What needs to be done:
Begin with the first line below and retype each line exactly through the line containing "2.08, 2.22, 2.45];". Any pictures are to be left out.

▬▬▬▬▬▬

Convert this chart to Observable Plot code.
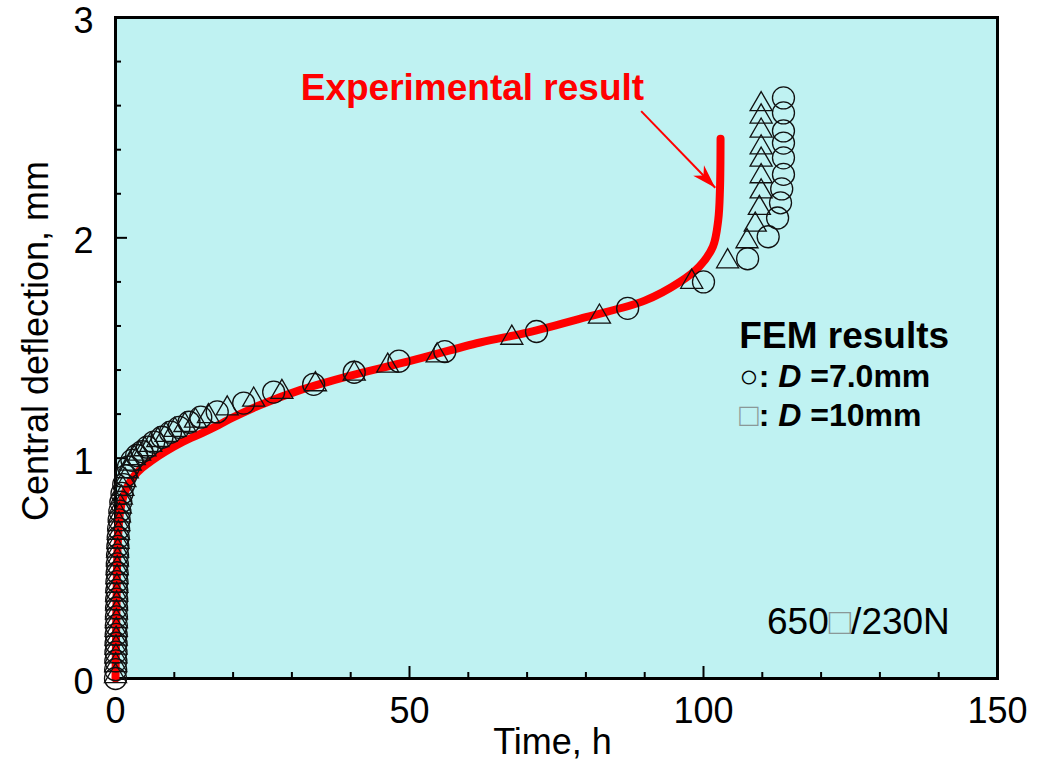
<!DOCTYPE html>
<html>
<head>
<meta charset="utf-8">
<script src="https://cdn.jsdelivr.net/npm/d3@7"></script>
<script src="https://cdn.jsdelivr.net/npm/@observablehq/plot@0.6"></script>
<style>
  html, body { margin: 0; padding: 0; background: #ffffff; }
  #chart svg { display: block; }
</style>
</head>
<body>
<div id="chart"></div>
<script>
// ---- Experimental result (red curve) ----
const expTime = [0, 0.1, 0.2, 0.3, 0.5, 0.8, 1.4, 2.2, 3.2, 4.5, 6.2, 8.5, 11.5, 14.8, 17.5, 20.0, 24.5, 31.5, 40, 50, 62, 70, 80, 90, 96, 99.3, 101.6, 102.5, 102.8, 102.9];
const expDefl = [0, 0.2, 0.4, 0.55, 0.67, 0.76, 0.83, 0.88, 0.92, 0.955, 0.99, 1.03, 1.075, 1.115, 1.15, 1.185, 1.24, 1.31, 1.375, 1.44, 1.525, 1.57, 1.64, 1.715, 1.8, 1.87, 1.96, 2.08, 2.22, 2.45];

// ---- FEM results, D = 7.0 mm (circles) ----
const fem7Time = [0, 0.03, 0.06, 0.08, 0.1, 0.12, 0.14, 0.16, 0.18, 0.2, 0.22, 0.25, 0.28, 0.31, 0.35, 0.4, 0.46, 0.53, 0.62, 0.74, 0.9, 1.1, 1.4, 1.75, 2.2, 2.8, 3.6, 4.5, 5.4, 6.5, 7.9, 9.35, 10.8, 12.5, 14.5, 17.3, 21.8, 26.9, 33.7, 40.6, 48.2, 56.0, 71.6, 87.1, 100.0, 107.5, 111.0, 112.6, 113.1, 113.3, 113.6, 113.6, 113.6, 113.6, 113.6, 113.6];
const fem7Defl = [0, 0.04, 0.08, 0.12, 0.16, 0.2, 0.24, 0.28, 0.32, 0.36, 0.4, 0.44, 0.48, 0.52, 0.56, 0.6, 0.64, 0.68, 0.72, 0.76, 0.8, 0.84, 0.88, 0.92, 0.96, 0.99, 1.012, 1.03, 1.05, 1.073, 1.095, 1.118, 1.14, 1.163, 1.186, 1.21, 1.25, 1.30, 1.335, 1.39, 1.44, 1.484, 1.575, 1.68, 1.80, 1.905, 2.005, 2.09, 2.159, 2.222, 2.288, 2.363, 2.43, 2.485, 2.567, 2.635];

// ---- FEM results, D = 10 mm (triangles) ----
const fem10Time = [0, 0.04, 0.07, 0.09, 0.11, 0.13, 0.15, 0.17, 0.19, 0.21, 0.23, 0.26, 0.29, 0.33, 0.37, 0.43, 0.5, 0.58, 0.68, 0.82, 1.0, 1.25, 1.6, 2.0, 2.5, 3.2, 4.1, 5.0, 6.0, 7.2, 8.6, 10.1, 11.8, 13.6, 15.8, 19.0, 23.5, 28.3, 34.0, 40.6, 46.3, 54.7, 67.4, 82.3, 98.0, 104.1, 107.4, 108.8, 109.5, 109.8, 109.8, 109.8, 109.8, 109.8, 109.8, 109.8];
const fem10Defl = [0.01, 0.06, 0.10, 0.14, 0.18, 0.22, 0.26, 0.30, 0.34, 0.38, 0.42, 0.46, 0.50, 0.54, 0.58, 0.62, 0.66, 0.70, 0.74, 0.78, 0.82, 0.86, 0.90, 0.94, 0.975, 1.0, 1.02, 1.04, 1.06, 1.082, 1.105, 1.128, 1.15, 1.17, 1.19, 1.225, 1.265, 1.30, 1.335, 1.383, 1.419, 1.466, 1.546, 1.642, 1.80, 1.893, 1.984, 2.059, 2.135, 2.21, 2.279, 2.354, 2.41, 2.486, 2.55, 2.606];

// ---- Ticks ----
const xMajorTicks = [0, 50, 100, 150];
const xMinorTicks = [10, 20, 30, 40, 60, 70, 80, 90, 110, 120, 130, 140];
const yMajorTicks = [0, 1, 2, 3];
const yMinorTicks = [0.2, 0.4, 0.6, 0.8, 1.2, 1.4, 1.6, 1.8, 2.2, 2.4, 2.6, 2.8];

// ---- Labels & annotations ----
const xAxisLabel = "Time, h";
const yAxisLabel = "Central deflection, mm";
const expLabel = ["Experimental result"];
const expLabelPos = [{t: 31.5, d: 2.624}];
const arrowFrom = [{t: 89.4, d: 2.575}];
const arrowTo = [{t: 102.0, d: 2.227}];
const femTitle = ["FEM results"];
const femTitlePos = [{t: 106.1, d: 1.499}];
const femLines = ["○: D =7.0mm", "□: D =10mm"];
const femLinesPos = [{t: 106.1, d: 1.321}, {t: 106.1, d: 1.144}];
const conditionLabel = ["650□/230N"];
const conditionPos = [{t: 110.8, d: 0.203}];

// ---- Build tables ----
const expData = expTime.map((t, i) => ({t, d: expDefl[i]}));
const fem7Data = fem7Time.map((t, i) => ({t, d: fem7Defl[i]}));
const fem10Data = fem10Time.map((t, i) => ({t, d: fem10Defl[i]}));
const arrowData = arrowFrom.map((a, i) => ({t1: a.t, d1: a.d, t2: arrowTo[i].t, d2: arrowTo[i].d}));
const expLabelData = expLabel.map((s, i) => ({s, ...expLabelPos[i]}));
const femTitleData = femTitle.map((s, i) => ({s, ...femTitlePos[i]}));
const femLinesData = femLines.map((s, i) => ({s, ...femLinesPos[i]}));
const conditionData = conditionLabel.map((s, i) => ({s, ...conditionPos[i]}));

const W = 1039, H = 762;
const mL = 115, mR = 42, mT = 17, mB = 84;
const innerW = W - mL - mR, innerH = H - mT - mB;
const FONT = "'Liberation Sans', Arial, Helvetica, sans-serif";
const BG = "#bff2f2";
const RED = "#ff0000";

// scales used to orient the arrowhead along the arrow shaft
const xs = Plot.scale({x: {domain: [0, 150], range: [mL, W - mR]}});
const ys = Plot.scale({y: {domain: [0, 3], range: [H - mB, mT]}});
arrowData.forEach(a => {
  const dx = xs.apply(a.t2) - xs.apply(a.t1);
  const dy = ys.apply(a.d2) - ys.apply(a.d1);
  a.angle = Math.atan2(dy, dx) * 180 / Math.PI + 90; // symbol points up by default
});
// barbed arrowhead, tip at the symbol origin, pointing up
const arrowHead = {
  draw(ctx) {
    ctx.moveTo(0, 0);
    ctx.lineTo(7.5, 24);
    ctx.lineTo(0, 17);
    ctx.lineTo(-7.5, 24);
    ctx.closePath();
  }
};

const svg = Plot.plot({
  width: W,
  height: H,
  marginLeft: mL,
  marginRight: mR,
  marginTop: mT,
  marginBottom: mB,
  style: {fontFamily: FONT, fontSize: "36px", color: "#000", background: "#fff", overflow: "visible"},
  x: {domain: [0, 150]},
  y: {domain: [0, 3]},
  marks: [
    Plot.frame({fill: BG, stroke: "none"}),
    // inward ticks
    Plot.ruleX(xMinorTicks, {insetTop: innerH - 6, stroke: "#000", strokeWidth: 2}),
    Plot.ruleX(xMajorTicks, {insetTop: innerH - 12, stroke: "#000", strokeWidth: 2}),
    Plot.ruleY(yMinorTicks, {insetRight: innerW - 6, stroke: "#000", strokeWidth: 2}),
    Plot.ruleY(yMajorTicks, {insetRight: innerW - 12, stroke: "#000", strokeWidth: 2}),
    Plot.frame({stroke: "#000", strokeWidth: 3, fill: "none"}),
    // experimental curve
    Plot.line(expData, {x: "t", y: "d", stroke: RED, strokeWidth: 8, curve: "catmull-rom", strokeLinejoin: "round"}),
    // FEM markers
    Plot.dot(fem7Data, {x: "t", y: "d", r: 11, stroke: "#111", strokeWidth: 1.3, fill: "none"}),
    Plot.dot(fem10Data, {x: "t", y: "d", r: 8.2, symbol: "triangle", stroke: "#111", strokeWidth: 1.3, fill: "none"}),
    // arrow: shaft + filled barbed head
    Plot.link(arrowData, {x1: "t1", y1: "d1", x2: "t2", y2: "d2", stroke: RED, strokeWidth: 2}),
    Plot.dot(arrowData, {x: "t2", y: "d2", symbol: arrowHead, rotate: "angle", fill: RED, stroke: "none", r: 10}),
    // annotations
    Plot.text(expLabelData, {x: "t", y: "d", text: "s", fill: RED, fontWeight: "bold", fontSize: 37, textAnchor: "start", lineAnchor: "bottom"}),
    Plot.text(femTitleData, {x: "t", y: "d", text: "s", fill: "#000", fontWeight: "bold", fontSize: 37, textAnchor: "start", lineAnchor: "bottom"}),
    Plot.text(femLinesData, {x: "t", y: "d", text: "s", fill: "#000", fontWeight: "bold", fontSize: 32, textAnchor: "start", lineAnchor: "bottom"}),
    Plot.text(conditionData, {x: "t", y: "d", text: "s", fill: "#000", fontSize: 37, textAnchor: "start", lineAnchor: "bottom"}),
    // axes (labels only; ticks drawn inward above)
    Plot.axisX(xMajorTicks, {tickSize: 0, tickPadding: 19, fontSize: 36, label: null, fill: "#000", tickFormat: d => String(d)}),
    Plot.axisY(yMajorTicks, {tickSize: 0, tickPadding: 22, fontSize: 36, label: null, dy: 4, fill: "#000", tickFormat: d => String(d)}),
    Plot.text([xAxisLabel], {frameAnchor: "bottom", dy: 75, dx: -4, lineAnchor: "bottom", fontSize: 36, fill: "#000"}),
    Plot.text([yAxisLabel], {frameAnchor: "left", rotate: -90, dx: -68, dy: -7, lineAnchor: "bottom", textAnchor: "middle", fontSize: 36, fill: "#000"})
  ]
});

// rich text: italic "D", grey boxes
const NS = "http://www.w3.org/2000/svg";
d3.select(svg).selectAll("text").each(function () {
  const s = this.textContent;
  if (!/□|D(?= =)|○/.test(s) || this.children.length > 0) return;
  this.textContent = "";
  const re = /(□)|(D(?= =))/g;
  let last = 0, m;
  while ((m = re.exec(s))) {
    if (m.index > last) this.appendChild(document.createTextNode(s.slice(last, m.index)));
    const ts = document.createElementNS(NS, "tspan");
    ts.textContent = m[0];
    if (m[1]) { ts.setAttribute("fill", "#8a9898"); ts.setAttribute("font-weight", "normal"); }
    else ts.setAttribute("font-style", "italic");
    this.appendChild(ts);
    last = m.index + m[0].length;
  }
  if (last < s.length) this.appendChild(document.createTextNode(s.slice(last)));
});

document.getElementById("chart").appendChild(svg);
</script>
</body>
</html>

▬▬▬▬▬▬

Solved exercise:
Convert this chart to Observable Plot code.
<!DOCTYPE html>
<html>
<head>
<meta charset="utf-8">
<script src="https://cdn.jsdelivr.net/npm/d3@7"></script>
<script src="https://cdn.jsdelivr.net/npm/@observablehq/plot@0.6"></script>
<style>
  html, body { margin: 0; padding: 0; background: #ffffff; }
  #chart svg { display: block; }
</style>
</head>
<body>
<div id="chart"></div>
<script>
// ---- Experimental result (red curve) ----
const expTime = [0, 0.1, 0.2, 0.3, 0.5, 0.8, 1.4, 2.2, 3.2, 4.5, 6.2, 8.5, 11.5, 14.8, 17.5, 20.0, 24.5, 31.5, 40, 50, 62, 70, 80, 90, 96, 99.3, 101.6, 102.5, 102.8, 102.9];
const expDefl = [0, 0.2, 0.4, 0.55, 0.67, 0.76, 0.83, 0.88, 0.92, 0.955, 0.99, 1.03, 1.075, 1.115, 1.15, 1.185, 1.24, 1.31, 1.375, 1.44, 1.525, 1.57, 1.64, 1.715, 1.8, 1.87, 1.96, 2.08, 2.22, 2.45];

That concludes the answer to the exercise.